15.    Ruben Gonzalez, “Almendra,”  INTRODUCING RUBEN GONZALEZ (World Circuit/Nonesuch, 1996) (4-1/2 stars)

It’s a great rhythm section.  It sounds Cuban from the beat.  I’m not too familiar with the players, so I really wouldn’t know who to guess.  But I love the bass player and the Latin rhythm section; they’re so locked in.  The arrangement is cool, because they’re just blowing over this… You hear the beginning, the head, and it’s a V-chord.  So it’s suspended on this pedal thing for the whole blowing, because he’s just staying there.  And the piano player is rhythmically free of that and he’s sort of just playing over everything, extemporizing over that, which at first is interesting, but I guess after a while it sort of drags on a little.
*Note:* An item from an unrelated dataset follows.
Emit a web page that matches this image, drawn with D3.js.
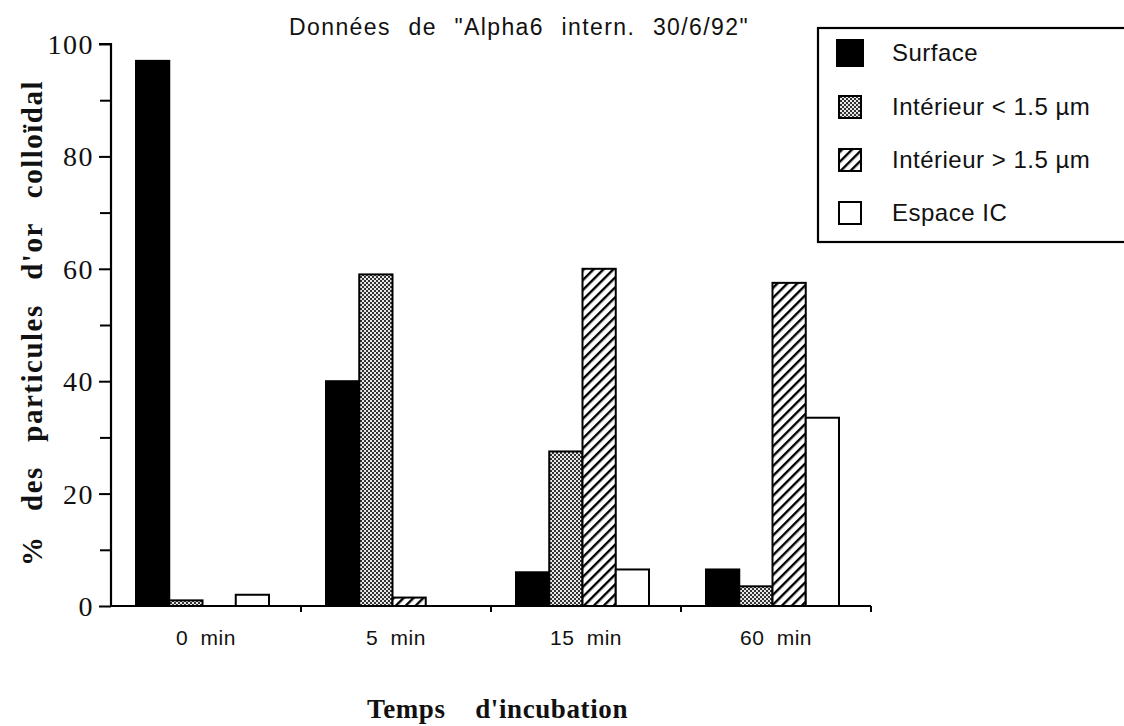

The content was interesting.  I found myself being reminded of Duke sometimes, actually, in the spaciousness of the way he plays melodies sometimes 2 or 3 octaves apart and leaves this wide-open space in the middle and gets in the lower end or upper register, and using those parts of the piano — and some of the voicings, too.  I thought it was really interesting, the chromatic things he was doing.  4-1/2 stars.

_________
It’s really interesting.  It’s difficult after the fifth one.  You find yourself swamped with information and it gets hard to be objective.  But you never are objective, really.  You’re listening, and then it would be nice to listen to it again.  Then your opinion might change.